• _PROBLEM_:
It is required that the lines from the top of the listing through the line with "import plotly.graph_objects as go" be reproduced exactly, excluding pictures.

• _SOURCE MATERIAL_:
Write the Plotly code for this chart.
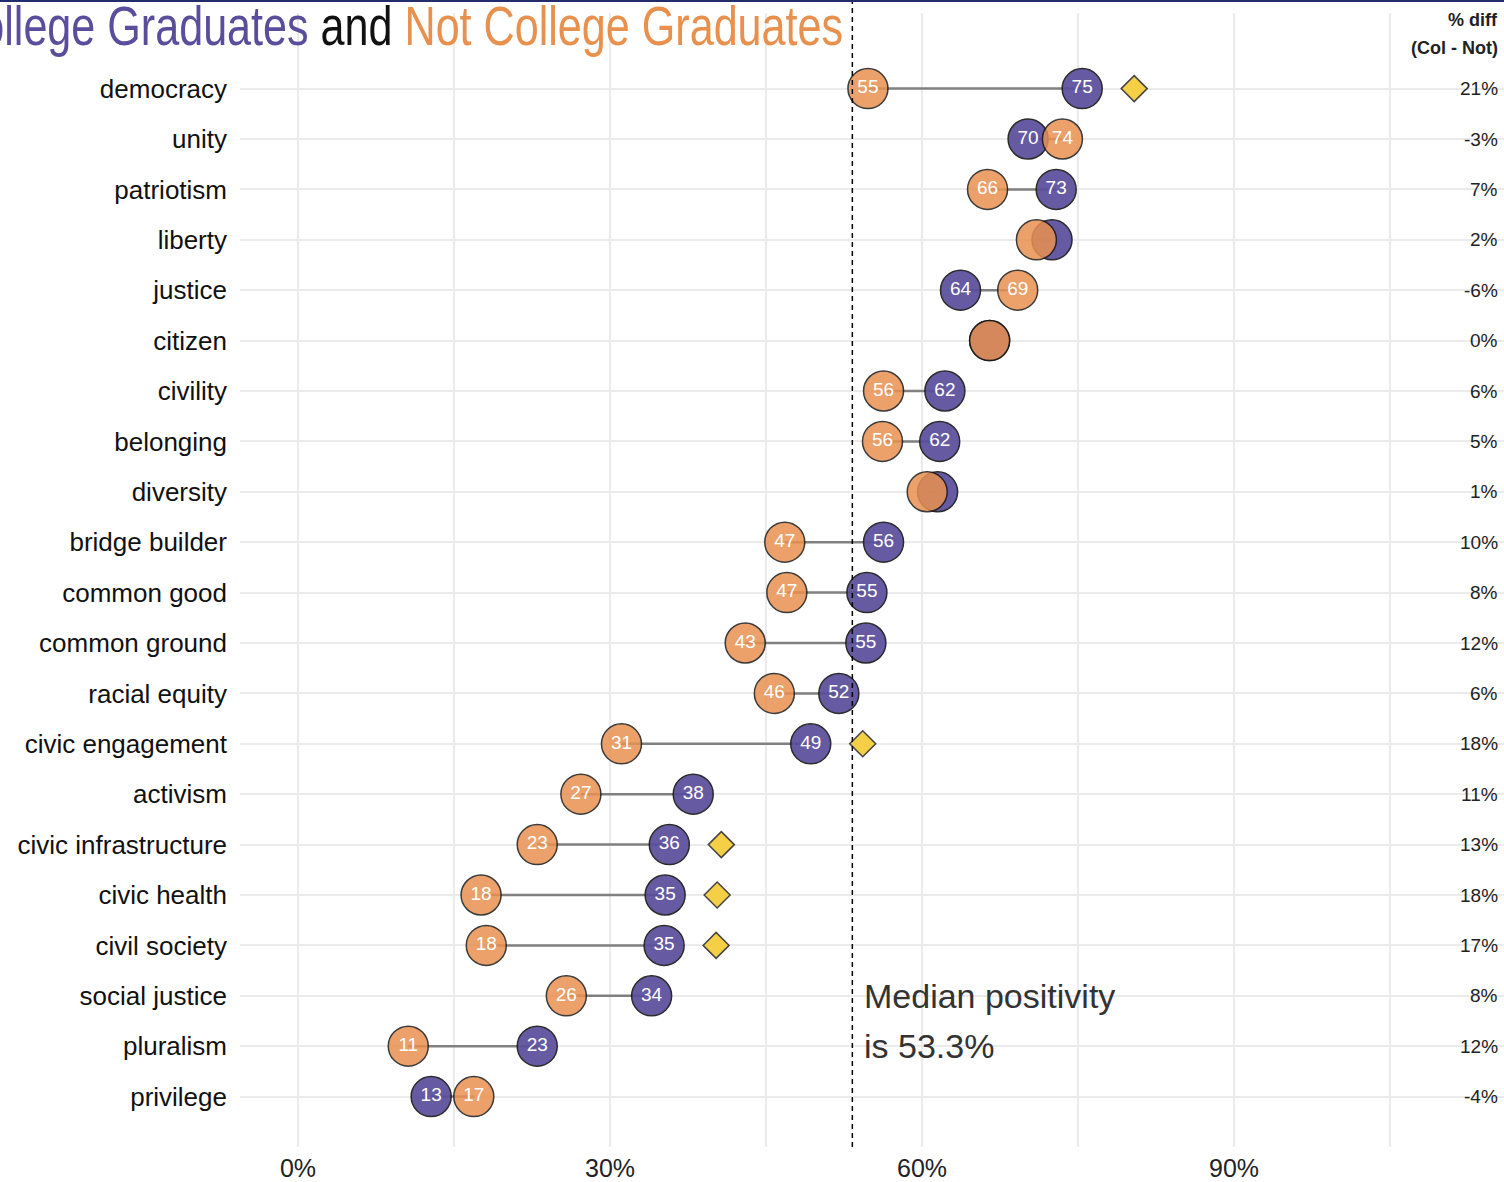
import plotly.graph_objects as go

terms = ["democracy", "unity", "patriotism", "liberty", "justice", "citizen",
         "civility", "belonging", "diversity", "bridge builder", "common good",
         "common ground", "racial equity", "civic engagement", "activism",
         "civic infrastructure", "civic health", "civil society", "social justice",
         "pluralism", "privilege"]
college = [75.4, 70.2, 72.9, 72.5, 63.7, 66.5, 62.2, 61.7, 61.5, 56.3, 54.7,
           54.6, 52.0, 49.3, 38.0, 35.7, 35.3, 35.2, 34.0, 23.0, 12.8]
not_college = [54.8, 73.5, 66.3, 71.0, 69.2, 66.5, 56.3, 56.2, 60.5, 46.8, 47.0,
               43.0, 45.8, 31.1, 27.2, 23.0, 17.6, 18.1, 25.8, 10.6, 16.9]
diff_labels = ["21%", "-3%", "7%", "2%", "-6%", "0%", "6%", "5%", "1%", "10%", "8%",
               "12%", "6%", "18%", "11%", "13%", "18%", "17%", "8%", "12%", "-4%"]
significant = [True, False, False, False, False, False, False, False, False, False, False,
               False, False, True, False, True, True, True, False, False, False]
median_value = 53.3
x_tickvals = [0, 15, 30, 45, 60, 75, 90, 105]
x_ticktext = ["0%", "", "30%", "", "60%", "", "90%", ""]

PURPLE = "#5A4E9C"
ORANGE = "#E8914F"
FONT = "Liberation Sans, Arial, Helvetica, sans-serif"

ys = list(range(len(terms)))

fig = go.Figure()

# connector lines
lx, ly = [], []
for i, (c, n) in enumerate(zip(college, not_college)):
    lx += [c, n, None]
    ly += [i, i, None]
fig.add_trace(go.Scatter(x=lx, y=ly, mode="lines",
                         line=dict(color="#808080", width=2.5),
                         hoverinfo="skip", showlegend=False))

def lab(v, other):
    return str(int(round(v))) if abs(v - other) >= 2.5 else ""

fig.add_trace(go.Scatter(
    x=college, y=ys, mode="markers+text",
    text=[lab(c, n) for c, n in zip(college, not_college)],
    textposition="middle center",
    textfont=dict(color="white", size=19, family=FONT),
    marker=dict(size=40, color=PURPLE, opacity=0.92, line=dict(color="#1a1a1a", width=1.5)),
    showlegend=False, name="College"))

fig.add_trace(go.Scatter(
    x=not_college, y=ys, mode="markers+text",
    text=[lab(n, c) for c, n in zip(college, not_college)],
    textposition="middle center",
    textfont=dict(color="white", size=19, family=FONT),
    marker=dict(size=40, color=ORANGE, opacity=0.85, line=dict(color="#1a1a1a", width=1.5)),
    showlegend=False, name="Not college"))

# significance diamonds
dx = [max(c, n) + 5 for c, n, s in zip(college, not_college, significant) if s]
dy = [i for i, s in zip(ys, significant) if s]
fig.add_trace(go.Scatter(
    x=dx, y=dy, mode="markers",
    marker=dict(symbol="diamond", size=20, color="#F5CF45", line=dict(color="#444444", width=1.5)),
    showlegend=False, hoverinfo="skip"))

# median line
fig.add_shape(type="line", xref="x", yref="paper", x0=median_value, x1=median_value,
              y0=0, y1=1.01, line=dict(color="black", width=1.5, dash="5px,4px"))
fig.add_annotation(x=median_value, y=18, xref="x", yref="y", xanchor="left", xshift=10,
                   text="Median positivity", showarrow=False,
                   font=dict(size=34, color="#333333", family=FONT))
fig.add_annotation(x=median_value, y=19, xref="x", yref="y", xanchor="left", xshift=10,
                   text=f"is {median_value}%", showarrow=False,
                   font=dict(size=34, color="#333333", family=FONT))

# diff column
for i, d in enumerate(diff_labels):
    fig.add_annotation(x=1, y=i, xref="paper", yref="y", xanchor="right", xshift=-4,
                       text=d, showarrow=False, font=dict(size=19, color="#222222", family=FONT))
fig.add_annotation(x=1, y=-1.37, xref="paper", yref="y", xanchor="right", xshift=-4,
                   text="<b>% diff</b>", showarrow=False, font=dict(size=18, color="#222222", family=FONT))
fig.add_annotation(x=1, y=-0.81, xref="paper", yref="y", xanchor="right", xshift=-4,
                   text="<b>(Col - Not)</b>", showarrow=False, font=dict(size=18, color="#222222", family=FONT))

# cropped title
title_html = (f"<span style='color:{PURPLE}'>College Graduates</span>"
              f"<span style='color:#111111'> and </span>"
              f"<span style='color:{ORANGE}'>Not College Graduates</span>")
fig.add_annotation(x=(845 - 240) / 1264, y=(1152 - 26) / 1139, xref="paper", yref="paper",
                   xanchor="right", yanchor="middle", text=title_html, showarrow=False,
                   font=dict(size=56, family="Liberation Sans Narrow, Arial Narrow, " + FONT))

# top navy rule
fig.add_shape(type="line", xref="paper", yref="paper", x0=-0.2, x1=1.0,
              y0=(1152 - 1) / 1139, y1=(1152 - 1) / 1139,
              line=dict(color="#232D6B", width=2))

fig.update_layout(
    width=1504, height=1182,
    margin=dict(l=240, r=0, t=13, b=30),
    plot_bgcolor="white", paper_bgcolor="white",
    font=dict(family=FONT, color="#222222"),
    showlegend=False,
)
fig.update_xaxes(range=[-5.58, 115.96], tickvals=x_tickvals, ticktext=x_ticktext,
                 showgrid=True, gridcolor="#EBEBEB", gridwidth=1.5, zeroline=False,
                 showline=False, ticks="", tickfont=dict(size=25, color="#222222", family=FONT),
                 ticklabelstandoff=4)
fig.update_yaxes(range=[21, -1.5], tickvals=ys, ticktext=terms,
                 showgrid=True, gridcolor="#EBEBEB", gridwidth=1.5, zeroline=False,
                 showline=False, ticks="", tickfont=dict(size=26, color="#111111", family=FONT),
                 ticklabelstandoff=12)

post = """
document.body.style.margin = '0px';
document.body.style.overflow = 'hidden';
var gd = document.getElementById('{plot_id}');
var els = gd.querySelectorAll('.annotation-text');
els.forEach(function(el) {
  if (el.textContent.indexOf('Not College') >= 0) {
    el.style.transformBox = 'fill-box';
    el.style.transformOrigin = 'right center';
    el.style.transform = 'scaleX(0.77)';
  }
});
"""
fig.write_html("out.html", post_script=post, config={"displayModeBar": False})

• _ANSWER IN FULL_:
Write the Plotly code for this chart.
import plotly.graph_objects as go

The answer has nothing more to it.